O.A. Cargill and Charles Hill Johns (W.R. Graalman and Harold Thweatt, of counsel), for defendant in error.

BAYLESS, J.

¶1 Delia Bracht, defendant in error, as plaintiff, filed an action in the district court of Oklahoma county, Okla., against the defendant, Anderson & Kerr Drilling Company, a corporation, who, as plaintiff in error, appealed to this court from a judgment against it rendered in said action upon the verdict of a jury. The parties will be referred to herein as plaintiff and defendant.

¶2 The plaintiff alleged in her petition that she entered into a written contract with defendant to sell and deliver unto defendant an oil and gas lease on certain real estate. A copy of the written contract was attached. The plaintiff thereupon alleged:

"That plaintiff performed all the requirements contained in said agreement attached hereto as an exhibit and performed all the conditions precedent upon her part, but that said defendant has failed and neglected to perform said contract in this, to wit; that defendant failed and refused to pay plaintiff the sum of $12,500 in cash, or to accept the oil and gas lease tendered defendant or to assign plaintiff an undivided one-eighth interest of the 7/8ths working interest until the same had produced $12,500 in oil, or to perform said contract in any manner whatsoever." She then alleged the resulting damages, and sought judgment.

¶3 The answer of the defendant contained, in addition to a general denial, certain specific denials, including one on performance and an affirmative plea of nonperformance on the part of plaintiff.

¶4 The plaintiff's reply was a general denial of the allegations of defendant's answer. Upon these pleadings the case was called for trial.

¶5 One of the assignments of error is based upon the contention that there was a fatal variance between the cause of action pleaded by plaintiff and the proof and cause of action made out thereby. Since our determination of this assignment disposes of the appeal, it is unnecessary to set out or discuss the other assignments.

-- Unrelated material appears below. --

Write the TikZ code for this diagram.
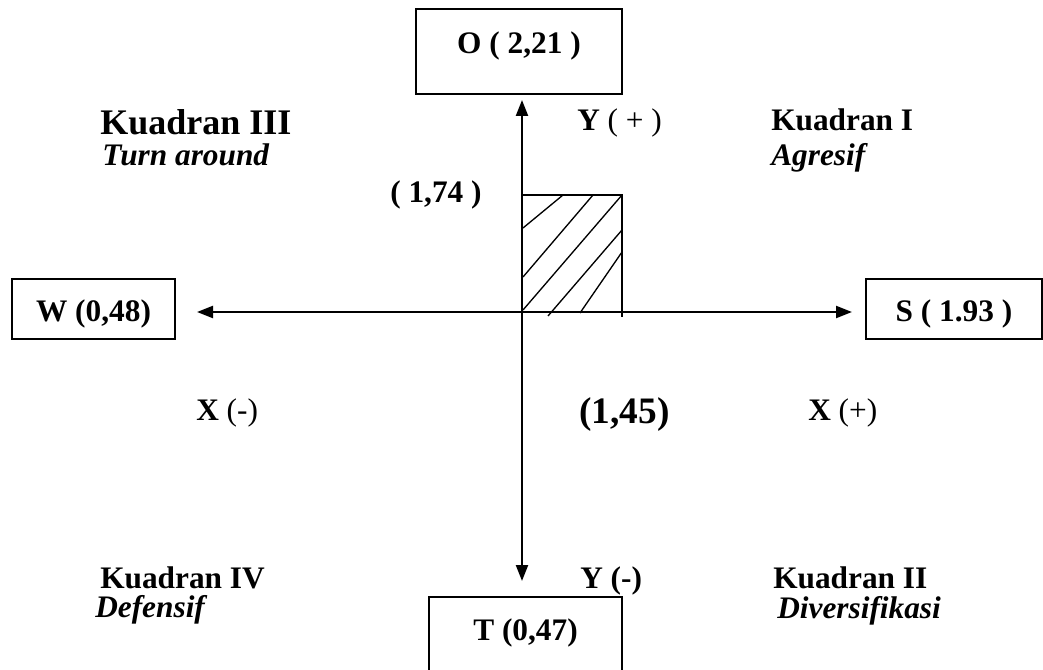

¶6 We have seen from the summary of the pleadings filed that plaintiff was seeking damages for the breach of a contract by defendant, in the face of full performance by plaintiff. When plaintiff's attorney made his opening statement to the jury he said, in substance, that the plaintiff had not performed all of the conditions precedent incumbent upon her to perform, but that her performance thereof was prevented or waived by the action of the defendant in repudiating the contract and announcing that it would not perform. The defendant thereupon objected to such statements and moved that they be stricken on the grounds that such facts, if proved, would vary from the cause of action pleaded. The trial court overruled defendant.

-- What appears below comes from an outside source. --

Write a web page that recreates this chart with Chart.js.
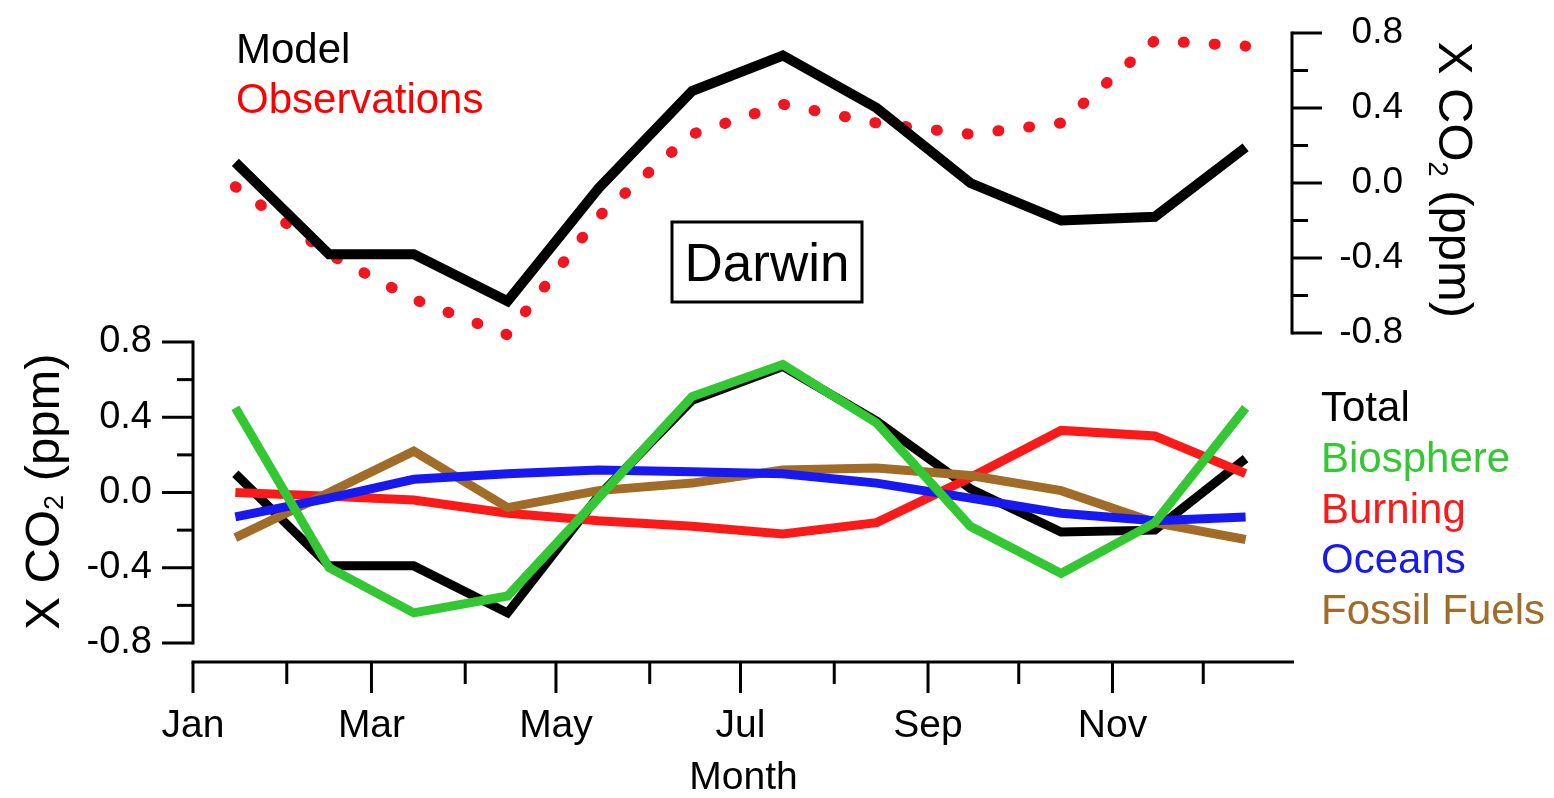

¶7 The plaintiff thereupon proceeded to prove that she furnished the abstract of title, that defendant's attorney examined the same and made some 18 requirements, which by the terms of the contract she had 15 days to meet. She then proved that she met certain of them, that certain of them were waived, and of the two left to be performed, one involved a question of title which turned upon certain facts and the interpretation of a dedication in a plot, in other words, a mixed question of fact and law; and the other one related to unpaid taxes. She then proved that while her agent was discussing these matters, and within the 15 days allowed her to meet the requirements, the defendant, through an agent and an attorney, repudiated and renounced the contract. The question of title was not settled by the parties and has not been settled (unless the judgment can be said to have inferentially settled the question, and we are reversing the judgment), and there is no showing that the taxes were paid. All of the testimony relating to repudiation and renunciation as excusing performance was objected to.

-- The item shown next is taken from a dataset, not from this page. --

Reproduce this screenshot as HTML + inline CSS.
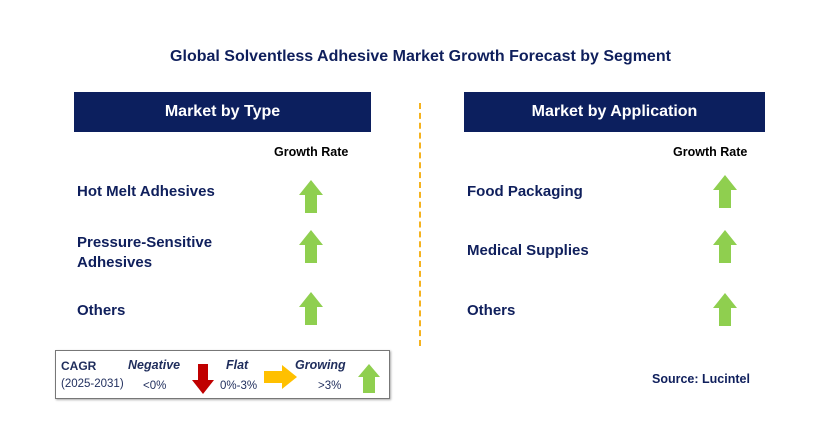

¶8 The defendant preserved its record in this respect in a manner sufficient to entitle it to raise the question here. The plaintiff attempts at places in her brief to deny a variance, but in other places and especially under certain specifications of argument, frankly asserts that full performance was waived or excused by the defendant as a result of its conduct.

¶9 An action for the failure of one party to perform when the other party has fully performed is one well recognized and much in use. An action for an anticipatory breach of a contract (6 R. C. L. 1023), or for the repudiation or renunciation of a contract (6 R. C. L. 1024), is also well known. The net practical result to the successful plaintiff in all of such cases is the same. But this does not mean that the same allegations in the petition and the same issues of fact and law in the cases and the same testimony will suffice or be proper in all such cases. The differences therein are well known, and are logical.

¶10 It is elemental and fundamental that a plaintiff must recover, if at all, upon the case made by the pleadings, and not upon a case which may be developed by the proofs. Bancroft, Code Pleading, vol. 1, p. 984, sec. 700.

¶11 As for a cause of action based upon performance, it is the general rule that proof of an offer to perform or a tender of performance is precluded (Bancroft, Code Pleading, vol. 1, p. 991, sec. 704); or that on a plea of performance, estoppel, waiver, or other facts excusing performance may not be shown (Bates, New Pleading, Pr. and Forms, vol. 1, p. 507, and vol. 2, p. 1289). This court has held that on a plea of payment, accord and satisfaction may not be shown. Continental Gin Co. v. Arnold, 52 Okla. 569, 153 P. 160. The rule is stated in Bancroft, Code Pleading, vol. 1, p. 995, sec. 708, as follows:

"The rule is fundamental that the complaint must allege either performance or a valid excuse for nonperformance. One is not the other, and as a general rule, if the plaintiff does not perform the contract, but relies upon an excuse therefor, he must set forth the excuse in his complaint; and he may not plead performance and recover under a plea of waiver."

¶12 We have held in Warner v. Page, 59 Okla. 259, 159 P. 264, that a plea of performance by payment of delay drilling money may not be shown by proof of mailing blank check, followed by conduct of payee indicating a legal check would be accepted after due date. In New York it is held that suit for recovery of money on a plea of services rendered for one year cannot be established by proof of services for ten months, and a waiver of the other two months' services (Scheurer v. Monash, 76 N.Y. S. 917), nor can performance be established by proof of a modification and performance thereunder. Alexander v. O'Hare, 63 N.Y.S. 179.

¶13 Our statute (section 3206, O. S. 1931) enjoins us to not reverse cases because of a variance unless it materially prejudices the other party by misleading him. Obviously each case presents a new and different problem on its own facts. See Bancroft, Code Pleading, vol. 1, p. 987, sec. 702.

¶14 Corporations act only through their officers and agents. When they are to be charged with legal responsibility as the result of an act of an agent inconsistent with certain contractual obligations, the cause of action thereon should conform in all respects to what is reasonable and proper in pleading and proof. The defendant in this case reasonably expected to meet and hoped to refute the issue of complete performance by the plaintiff. Instead, without warning in the pleadings, the defendant was met with an issue entirely different, involving issues relating to the acts and authority of its agents, one of whom was dead.

¶15 The judgment is reversed for further proceedings in keeping with the views herein expressed.